1955 film by Philippe De Lacy

Cinerama Holiday is a 1955 film shot in Cinerama. Structured as a criss-cross travel documentary, it shows an American couple (John and Betty Marsh) traveling in Europe and a Swiss couple (Fred Troller and Beatrice Troller) traveling in the United States. Like all of the original Cinerama productions, the emphasis is on spectacle and scenery.
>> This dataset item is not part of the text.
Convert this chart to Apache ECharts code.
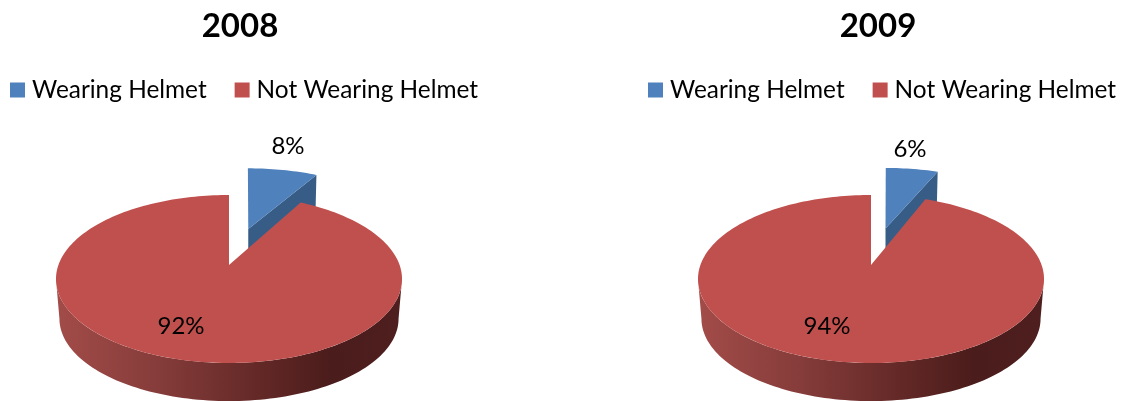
<!DOCTYPE html>
<html><head><meta charset="utf-8">
<style>html,body{margin:0;padding:0;background:#fff}#c{width:1125px;height:401px}</style>
<script src="https://cdn.jsdelivr.net/npm/echarts@6/dist/echarts.min.js"></script>
</head><body><div id="c"></div>
<script>
const categories = ['Wearing Helmet', 'Not Wearing Helmet'];
const years = ['2008', '2009'];
const values2008 = [8, 92];
const values2009 = [6, 94];

const FONT = 'Lato, Carlito, "Open Sans", sans-serif';
const BLUE = '#4f81bd', BLUE_WALL = '#375d87', RED = '#c0504d';
// layout of each pie: apex position, label offsets, title and legend positions
const pies = [
  {values: values2008, cx: 229, cy: 265, labels: [[59, -119], [-48, 61]], titleX: 235, legendX: 10},
  {values: values2009, cx: 871, cy: 265, labels: [[39, -116], [-44, 61]], titleX: 873, legendX: 648}
];
const A = 170.6, B = 81.67, PERSP = 1 / 6, DEPTH = 40, BASE_SCALE = 0.98, EXPLODE = 0.49;

function project(p, u, v, s, dy) {
  const w = 1 + PERSP * v;
  return [p.cx + s * A * u / w, p.cy + dy - s * B * v / w];
}
function rim(p, a0, a1, ou, ov, s, dy) {
  const pts = [], n = Math.max(2, Math.ceil(Math.abs(a1 - a0) / 1.5));
  for (let i = 0; i <= n; i++) {
    const t = (a0 + (a1 - a0) * i / n) * Math.PI / 180;
    const q = project(p, ou + Math.sin(t), ov + Math.cos(t), s, dy);
    if (ou || ov) q[0] += 2.2 * Math.cos(t) + 3 * Math.sin(t);
    pts.push(q);
  }
  return pts;
}
function wallFill(p) {
  return new echarts.graphic.LinearGradient(p.cx - 174, 0, p.cx + 172, 0, [
    {offset: 0, color: '#a34c49'}, {offset: 0.3, color: '#853c3a'},
    {offset: 0.6, color: '#622826'}, {offset: 0.8, color: '#4a1c1b'},
    {offset: 1, color: '#4e1f1e'}
  ], true);
}
function labelEl(p, idx, v) {
  return {type: 'text', z2: 10, style: {
    text: v + '%', x: p.cx + p.labels[idx][0], y: p.cy + p.labels[idx][1],
    align: 'center', verticalAlign: 'middle', font: '24px ' + FONT, fill: '#000'
  }};
}
function renderSlice(p, idx) {
  return function (params, api) {
    const a0 = api.value(0) * 3.6, a1 = api.value(1) * 3.6;
    const val = api.value(2);
    const children = [];
    if (idx === 0) {
      const mid = (a0 + a1) / 2 * Math.PI / 180;
      const ou = EXPLODE * Math.sin(mid), ov = EXPLODE * Math.cos(mid);
      const apex = project(p, ou, ov, 1, 0), apexB = project(p, ou, ov, 1, DEPTH);
      const top = rim(p, a0, a1, ou, ov, 1, 0);
      const end = top[top.length - 1], endB = [end[0] - 1, end[1] + DEPTH];
      children.push({type: 'polygon', shape: {points: [apex, end, endB, apexB]}, style: {fill: BLUE_WALL}});
      children.push({type: 'polygon', shape: {points: [apex].concat(top)}, style: {fill: BLUE}});
    } else {
      const wa0 = 99.6, wa1 = 260.4;
      const up = rim(p, wa0, wa1, 0, 0, 1, 0);
      const low = rim(p, wa1, wa0, 0, 0, BASE_SCALE, DEPTH);
      children.push({type: 'polygon', shape: {points: up.concat(low)}, style: {fill: wallFill(p)}});
      children.push({type: 'polygon', shape: {points: [project(p, 0, 0, 1, 0)].concat(rim(p, a0, a1, 0, 0, 1, 0))}, style: {fill: RED}});
    }
    children.push(labelEl(p, idx, val));
    return {type: 'group', children};
  };
}

const series = [], title = [], legend = [];
pies.forEach((p, i) => {
  let acc = 0;
  p.values.forEach((v, idx) => {
    series.push({
      type: 'custom', name: categories[idx], coordinateSystem: 'none', silent: true,
      animation: false, clip: false,
      itemStyle: {color: idx === 0 ? BLUE : RED},
      renderItem: renderSlice(p, idx),
      data: [[acc, acc + v, v]]
    });
    acc += v;
  });
  title.push({text: years[i], left: p.titleX, top: 5, textAlign: 'center',
    textStyle: {fontFamily: FONT, fontWeight: 'bold', fontSize: 33, color: '#000'}});
  legend.push({data: categories, left: p.legendX, top: 78, orient: 'horizontal', selectedMode: false,
    icon: 'rect', itemWidth: 15, itemHeight: 15, itemGap: 28, padding: 0,
    textStyle: {fontFamily: FONT, fontSize: 24.4, color: '#000', padding: [0, 0, 0, 2]}});
});

const chart = echarts.init(document.getElementById('c'), null, {renderer: 'canvas'});
chart.setOption({backgroundColor: '#fff', animation: false, title, legend, series});
</script></body></html>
The European sequences include a point-of-view bobsled ride, while the U.S. sequences include a point-of-view landing on an aircraft carrier.

==Places==
Places visited include Davos, Paris, New Orleans & an early Las Vegas.

==Reception==
The film earned $10 million in domestic rentals and became the highest-grossing film of 1955 in the United States, surpassing other motion pictures such as Mister Roberts, Battle Cry and Oklahoma!.

Largely unseen for decades, the film was released on Blu-ray in 2013, restored and remastered from the original camera negatives.